# taz.de -- Hausbesuch bei Anti-Nazi-Aktivistin: Sie kann nicht anders
       
       > Seit 30 Jahren entfernt Irmela Mensah-Schramm rassistische Schmierereien
       > und reißt Nazi-Aufkleber ab. Das sei eine „staatsbürgerliche Pflicht“.
       
 (IMG) Bild: Zeigt ihre Schilder: Irmela Mensah-Schramm
       
       Berlin-Wannsee, eine Dachgeschosswohnung im Gründerzeitaltbau. Zu Besuch
       bei Irmela Mensah-Schramm.
       
       Draußen: Besonders idyllische Ecke von Berlin, Dorfflair. Über dem
       schmiedeeisernen Tor spannt sich ein Metallbogen als Rankgerüst für Rosen.
       Die nehmen diese Hilfe halbherzig an.
       
       Drin: Mansardenwohnung, abgelebtes Parkett, gemütlich und leicht staubig
       statt repräsentativ-reinlich gewienert.

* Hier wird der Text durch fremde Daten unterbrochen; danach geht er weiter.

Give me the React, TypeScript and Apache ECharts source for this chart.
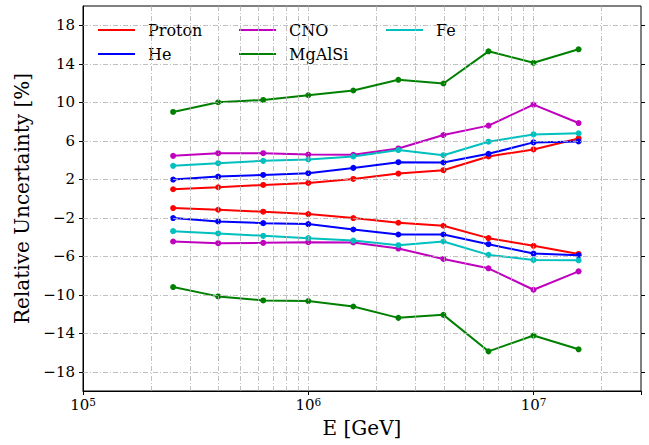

Im Wohnzimmer ein Setzkasten mit
       Froschfigürchen und ähnlichem, eine Schale mit duftendem Blumen-Potpourri,
       im Schlafzimmer künden wellige Poster von Mensah-Schramms Arbeit in der
       Friedensbewegung („Freiheit für El Salvador“). Ihr Blick vom Bett fällt auf
       Regale voller Leitz-Ordner, von 1 bis 80 durchnummeriert.
       
       Was macht sie? „Hass vernichten“, so fasst die pensionierte Heilpädagogin
       ihre Mission zusammen. Seit 30 Jahren entfernt sie fremdenfeindliche
       Graffiti von Hauswänden, Stromkästen und S-Bahn-Sitzen. Über 70.000
       Schmierereien hat sie vor dem Beseitigen fotografiert. Diese Dokumentation
       des Hasses füllt besagte 80 Ordner. Zum Hausbesuch serviert Mensah-Schramm
       – Bubikopf, Kleidung in gedeckten Farben, 70 Jahre – grünen Tee und ein
       Schälchen Marzipan-Walnuss-Pralinen.
       
       Irmela Mensah-Schramm: Geboren 1945 „nach Kriegsende, ich kann mich aber an
       die Bombenkrater noch gut erinnern“. Nach Berlin kommt Mensah-Schramm in
       den sechziger Jahren für ihre Ausbildung. Sie arbeitet als heilpädagogische
       Lehrkraft, „politisiert sich“ und wird aktiv in der Friedensbewegung.
       
       Initialzündung: 1986 entdeckt Mensah-Schramm in ihrem Kiez einen Aufkleber
       an einem Wartehäuschen, der Freiheit für den Kriegsverbrecher Rudolf Hess
       fordert. Sie ärgert sich – fährt aber erst einmal zur Arbeit. Als sie zehn
       Stunden später zurückkommt, ist der Aufkleber immer noch da. „Da ist mir
       klar geworden, dass man sich auch durch Nichtstun schuldig macht.“ Sie
       kratzt ihn ab und hat seitdem nicht mehr aufgehört, die Augen offen und die
       Putzutensilien parat zu haben.
       
       Der Ceranfeldschaber: Neulich hat sich Mensah-Schramm „auf einen
       U-Bahn-Sitz geschwungen“, vorher hat sie die Schuhe ausgezogen, „ich bin ja
       eine anständige Frau.“ Anlass der sportlichen Aktion: An einem der
       Bildschirme, auf denen Nachrichten laufen, klebte ein Nazi-Aufkleber.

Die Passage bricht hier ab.